- PROVIDED INFORMATION
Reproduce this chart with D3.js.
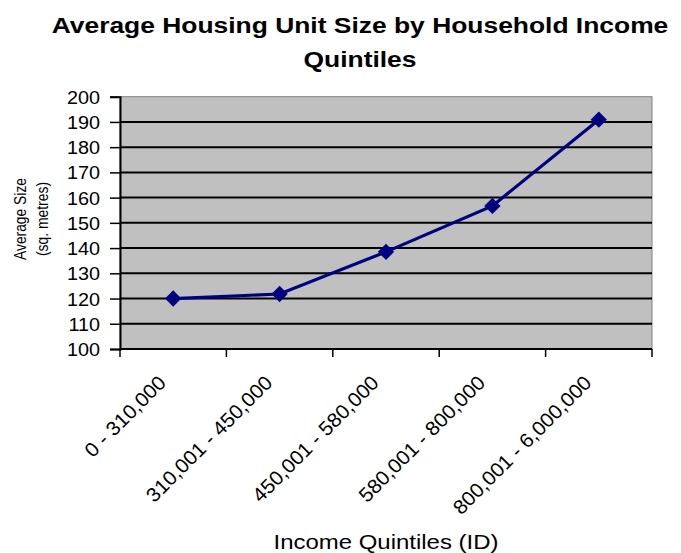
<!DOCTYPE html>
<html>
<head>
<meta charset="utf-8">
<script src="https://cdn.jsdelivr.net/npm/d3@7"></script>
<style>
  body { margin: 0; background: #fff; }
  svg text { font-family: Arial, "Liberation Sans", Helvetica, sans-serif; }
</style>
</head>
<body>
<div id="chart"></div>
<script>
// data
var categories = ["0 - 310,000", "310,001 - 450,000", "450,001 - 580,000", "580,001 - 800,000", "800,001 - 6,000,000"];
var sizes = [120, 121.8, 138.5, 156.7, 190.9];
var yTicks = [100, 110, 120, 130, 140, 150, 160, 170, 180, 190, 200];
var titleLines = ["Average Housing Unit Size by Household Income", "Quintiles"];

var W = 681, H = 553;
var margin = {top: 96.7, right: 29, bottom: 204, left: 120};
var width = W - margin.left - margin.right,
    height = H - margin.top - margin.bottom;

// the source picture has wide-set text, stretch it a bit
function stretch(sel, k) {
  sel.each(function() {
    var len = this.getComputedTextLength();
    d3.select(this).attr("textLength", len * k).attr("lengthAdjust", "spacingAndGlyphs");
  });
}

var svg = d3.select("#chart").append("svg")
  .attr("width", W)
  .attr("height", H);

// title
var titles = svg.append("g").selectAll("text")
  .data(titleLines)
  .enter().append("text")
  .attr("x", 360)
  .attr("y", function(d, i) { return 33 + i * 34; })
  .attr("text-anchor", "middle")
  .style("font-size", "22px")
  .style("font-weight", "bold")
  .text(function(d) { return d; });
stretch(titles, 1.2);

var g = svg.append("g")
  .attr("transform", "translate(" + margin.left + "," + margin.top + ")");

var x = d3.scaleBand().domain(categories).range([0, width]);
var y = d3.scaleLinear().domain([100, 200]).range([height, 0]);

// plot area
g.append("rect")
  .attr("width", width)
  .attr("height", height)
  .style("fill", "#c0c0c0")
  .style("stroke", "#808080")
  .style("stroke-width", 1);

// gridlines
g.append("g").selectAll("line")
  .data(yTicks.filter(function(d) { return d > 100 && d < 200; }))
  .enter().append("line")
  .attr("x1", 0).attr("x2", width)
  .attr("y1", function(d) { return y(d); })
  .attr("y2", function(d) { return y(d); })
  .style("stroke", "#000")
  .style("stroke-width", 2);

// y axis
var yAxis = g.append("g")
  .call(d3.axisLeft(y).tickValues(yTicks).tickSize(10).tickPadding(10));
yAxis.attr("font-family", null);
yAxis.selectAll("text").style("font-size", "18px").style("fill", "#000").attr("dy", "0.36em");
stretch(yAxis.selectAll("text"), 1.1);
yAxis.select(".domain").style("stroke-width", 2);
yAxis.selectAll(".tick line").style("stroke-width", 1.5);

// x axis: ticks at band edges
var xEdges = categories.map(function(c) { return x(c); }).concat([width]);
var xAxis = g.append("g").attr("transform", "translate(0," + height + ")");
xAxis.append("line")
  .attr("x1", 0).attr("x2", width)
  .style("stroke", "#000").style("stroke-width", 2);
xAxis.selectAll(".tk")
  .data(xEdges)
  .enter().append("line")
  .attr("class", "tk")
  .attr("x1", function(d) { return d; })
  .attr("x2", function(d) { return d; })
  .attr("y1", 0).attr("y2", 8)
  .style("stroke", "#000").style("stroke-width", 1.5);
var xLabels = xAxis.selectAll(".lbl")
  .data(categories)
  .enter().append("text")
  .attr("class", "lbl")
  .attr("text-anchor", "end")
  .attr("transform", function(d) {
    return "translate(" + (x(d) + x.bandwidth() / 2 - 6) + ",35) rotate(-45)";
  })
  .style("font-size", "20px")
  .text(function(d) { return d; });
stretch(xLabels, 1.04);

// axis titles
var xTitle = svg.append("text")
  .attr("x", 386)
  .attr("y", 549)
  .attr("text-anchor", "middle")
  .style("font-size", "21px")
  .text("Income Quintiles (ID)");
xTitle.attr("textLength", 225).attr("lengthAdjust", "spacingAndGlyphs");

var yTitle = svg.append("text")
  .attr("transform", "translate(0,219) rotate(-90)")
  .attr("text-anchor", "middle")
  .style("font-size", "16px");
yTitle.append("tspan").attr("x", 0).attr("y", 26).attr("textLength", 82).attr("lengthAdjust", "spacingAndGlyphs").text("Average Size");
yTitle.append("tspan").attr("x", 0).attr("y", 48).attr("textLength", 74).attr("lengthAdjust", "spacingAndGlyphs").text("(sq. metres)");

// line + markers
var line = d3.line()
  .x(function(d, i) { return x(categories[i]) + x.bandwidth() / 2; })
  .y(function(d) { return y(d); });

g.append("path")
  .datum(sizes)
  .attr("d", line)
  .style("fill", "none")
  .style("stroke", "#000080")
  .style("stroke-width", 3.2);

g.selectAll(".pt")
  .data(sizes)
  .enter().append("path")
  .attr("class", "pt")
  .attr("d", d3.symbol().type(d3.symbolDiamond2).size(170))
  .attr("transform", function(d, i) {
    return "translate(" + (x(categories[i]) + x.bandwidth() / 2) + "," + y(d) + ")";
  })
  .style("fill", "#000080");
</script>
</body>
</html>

--

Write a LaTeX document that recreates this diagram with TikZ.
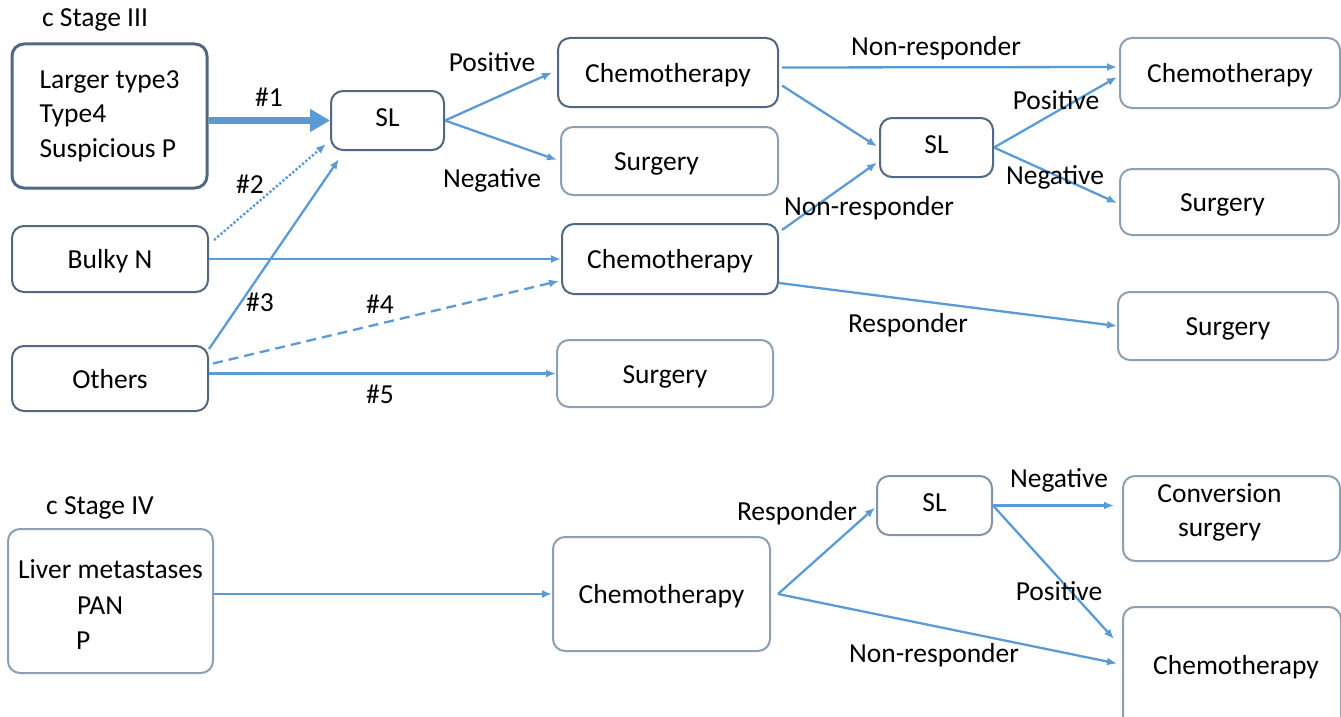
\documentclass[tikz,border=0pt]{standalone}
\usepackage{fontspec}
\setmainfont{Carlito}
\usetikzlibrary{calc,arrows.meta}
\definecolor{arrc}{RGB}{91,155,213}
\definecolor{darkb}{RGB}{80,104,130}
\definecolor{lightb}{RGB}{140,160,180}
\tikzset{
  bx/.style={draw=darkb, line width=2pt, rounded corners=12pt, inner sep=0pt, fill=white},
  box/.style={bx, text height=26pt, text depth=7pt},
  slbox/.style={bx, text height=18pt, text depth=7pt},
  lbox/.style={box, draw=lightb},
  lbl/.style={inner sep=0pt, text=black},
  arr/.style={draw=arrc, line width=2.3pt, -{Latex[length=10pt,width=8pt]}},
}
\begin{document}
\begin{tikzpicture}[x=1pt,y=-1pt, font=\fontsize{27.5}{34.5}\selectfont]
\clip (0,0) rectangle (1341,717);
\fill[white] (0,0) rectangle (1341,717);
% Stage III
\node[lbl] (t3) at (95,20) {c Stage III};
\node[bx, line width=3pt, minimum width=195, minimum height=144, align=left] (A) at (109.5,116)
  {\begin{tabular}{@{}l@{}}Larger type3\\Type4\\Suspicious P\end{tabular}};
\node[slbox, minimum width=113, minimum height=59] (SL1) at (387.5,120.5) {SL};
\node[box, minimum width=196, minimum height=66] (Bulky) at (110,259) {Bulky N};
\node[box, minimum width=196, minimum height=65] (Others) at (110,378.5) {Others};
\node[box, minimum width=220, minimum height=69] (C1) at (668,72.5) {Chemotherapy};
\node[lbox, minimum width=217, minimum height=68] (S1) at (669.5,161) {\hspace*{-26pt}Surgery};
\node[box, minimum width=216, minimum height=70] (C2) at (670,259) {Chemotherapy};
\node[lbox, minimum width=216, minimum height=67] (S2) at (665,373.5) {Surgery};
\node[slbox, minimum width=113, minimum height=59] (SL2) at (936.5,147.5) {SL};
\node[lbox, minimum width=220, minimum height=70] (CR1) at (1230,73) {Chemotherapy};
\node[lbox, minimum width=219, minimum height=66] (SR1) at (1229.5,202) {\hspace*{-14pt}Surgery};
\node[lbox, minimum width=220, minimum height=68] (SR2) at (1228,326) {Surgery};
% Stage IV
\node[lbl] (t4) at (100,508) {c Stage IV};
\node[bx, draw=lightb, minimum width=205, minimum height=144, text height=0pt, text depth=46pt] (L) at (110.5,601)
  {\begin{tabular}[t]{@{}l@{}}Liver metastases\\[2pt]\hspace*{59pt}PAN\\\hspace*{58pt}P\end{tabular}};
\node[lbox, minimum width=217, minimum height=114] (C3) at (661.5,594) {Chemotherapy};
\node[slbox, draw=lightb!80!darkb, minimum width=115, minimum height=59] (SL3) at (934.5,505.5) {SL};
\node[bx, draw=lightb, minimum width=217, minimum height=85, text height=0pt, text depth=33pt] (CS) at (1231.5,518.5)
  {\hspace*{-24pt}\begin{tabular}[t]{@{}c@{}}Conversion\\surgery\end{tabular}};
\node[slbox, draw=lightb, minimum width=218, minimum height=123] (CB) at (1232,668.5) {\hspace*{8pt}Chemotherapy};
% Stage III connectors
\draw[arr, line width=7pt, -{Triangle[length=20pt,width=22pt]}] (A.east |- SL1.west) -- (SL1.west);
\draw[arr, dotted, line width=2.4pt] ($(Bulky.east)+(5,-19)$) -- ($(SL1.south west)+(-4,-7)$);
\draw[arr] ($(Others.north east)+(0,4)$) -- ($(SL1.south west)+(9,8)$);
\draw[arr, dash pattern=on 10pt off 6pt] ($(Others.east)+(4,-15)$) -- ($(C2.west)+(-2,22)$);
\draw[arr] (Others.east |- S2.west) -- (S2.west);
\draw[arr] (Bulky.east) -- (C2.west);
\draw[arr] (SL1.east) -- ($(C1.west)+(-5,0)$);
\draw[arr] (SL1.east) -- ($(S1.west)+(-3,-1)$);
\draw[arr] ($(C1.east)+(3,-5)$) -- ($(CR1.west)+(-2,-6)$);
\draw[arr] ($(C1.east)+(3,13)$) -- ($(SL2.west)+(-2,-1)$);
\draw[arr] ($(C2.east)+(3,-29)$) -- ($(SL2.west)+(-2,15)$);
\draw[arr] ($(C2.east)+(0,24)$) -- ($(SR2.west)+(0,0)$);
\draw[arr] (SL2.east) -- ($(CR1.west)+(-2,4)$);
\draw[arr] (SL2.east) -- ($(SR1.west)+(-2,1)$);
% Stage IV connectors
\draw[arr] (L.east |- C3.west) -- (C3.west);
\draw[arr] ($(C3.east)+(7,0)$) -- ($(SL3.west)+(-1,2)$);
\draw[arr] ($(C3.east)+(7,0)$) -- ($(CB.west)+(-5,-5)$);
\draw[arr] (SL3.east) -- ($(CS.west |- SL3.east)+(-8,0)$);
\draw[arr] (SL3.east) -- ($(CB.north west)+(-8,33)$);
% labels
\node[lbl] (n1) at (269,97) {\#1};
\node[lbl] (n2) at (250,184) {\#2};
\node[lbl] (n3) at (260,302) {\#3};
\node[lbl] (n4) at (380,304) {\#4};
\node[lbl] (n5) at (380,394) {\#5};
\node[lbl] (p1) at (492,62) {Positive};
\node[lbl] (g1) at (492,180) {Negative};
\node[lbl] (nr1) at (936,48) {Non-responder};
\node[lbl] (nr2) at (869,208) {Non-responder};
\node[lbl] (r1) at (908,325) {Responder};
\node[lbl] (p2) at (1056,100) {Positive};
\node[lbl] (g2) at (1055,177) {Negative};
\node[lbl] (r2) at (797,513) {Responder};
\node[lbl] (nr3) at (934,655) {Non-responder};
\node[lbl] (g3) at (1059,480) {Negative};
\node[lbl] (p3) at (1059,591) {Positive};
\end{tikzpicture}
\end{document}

---

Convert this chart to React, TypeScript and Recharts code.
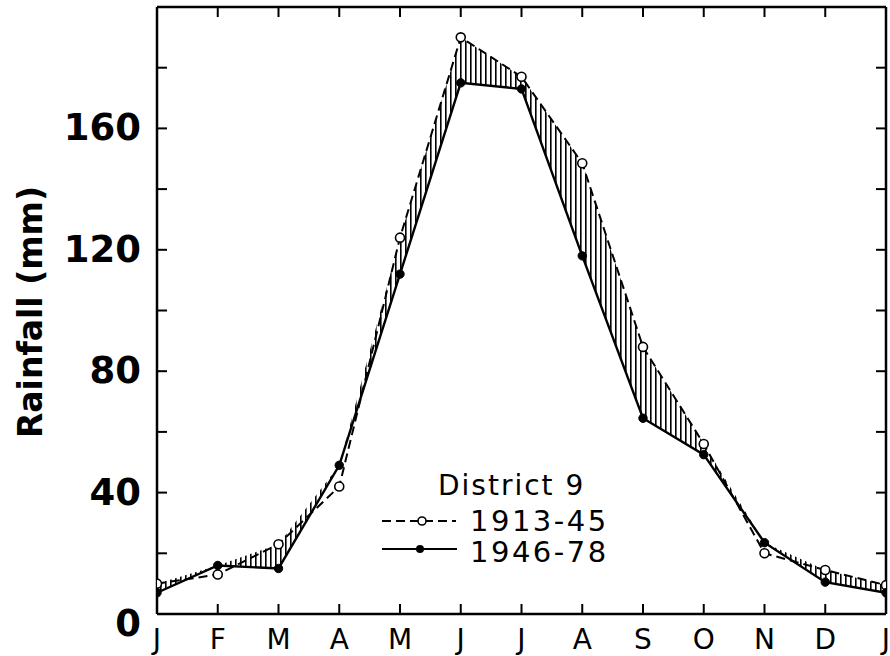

- OBJECTIVE
In the listing above, find the line with "Reproduce this chart with D3.js." and the line with "var y = d3.scaleLinear().domain([100, 200]).range([height, 0]);". Set down both and every line between them, minus the pictures.

- REPLY TO THE TASK
Reproduce this chart with D3.js.
<!DOCTYPE html>
<html>
<head>
<meta charset="utf-8">
<script src="https://cdn.jsdelivr.net/npm/d3@7"></script>
<style>
  body { margin: 0; background: #fff; }
  svg text { font-family: Arial, "Liberation Sans", Helvetica, sans-serif; }
</style>
</head>
<body>
<div id="chart"></div>
<script>
// data
var categories = ["0 - 310,000", "310,001 - 450,000", "450,001 - 580,000", "580,001 - 800,000", "800,001 - 6,000,000"];
var sizes = [120, 121.8, 138.5, 156.7, 190.9];
var yTicks = [100, 110, 120, 130, 140, 150, 160, 170, 180, 190, 200];
var titleLines = ["Average Housing Unit Size by Household Income", "Quintiles"];

var W = 681, H = 553;
var margin = {top: 96.7, right: 29, bottom: 204, left: 120};
var width = W - margin.left - margin.right,
    height = H - margin.top - margin.bottom;

// the source picture has wide-set text, stretch it a bit
function stretch(sel, k) {
  sel.each(function() {
    var len = this.getComputedTextLength();
    d3.select(this).attr("textLength", len * k).attr("lengthAdjust", "spacingAndGlyphs");
  });
}

var svg = d3.select("#chart").append("svg")
  .attr("width", W)
  .attr("height", H);

// title
var titles = svg.append("g").selectAll("text")
  .data(titleLines)
  .enter().append("text")
  .attr("x", 360)
  .attr("y", function(d, i) { return 33 + i * 34; })
  .attr("text-anchor", "middle")
  .style("font-size", "22px")
  .style("font-weight", "bold")
  .text(function(d) { return d; });
stretch(titles, 1.2);

var g = svg.append("g")
  .attr("transform", "translate(" + margin.left + "," + margin.top + ")");

var x = d3.scaleBand().domain(categories).range([0, width]);
var y = d3.scaleLinear().domain([100, 200]).range([height, 0]);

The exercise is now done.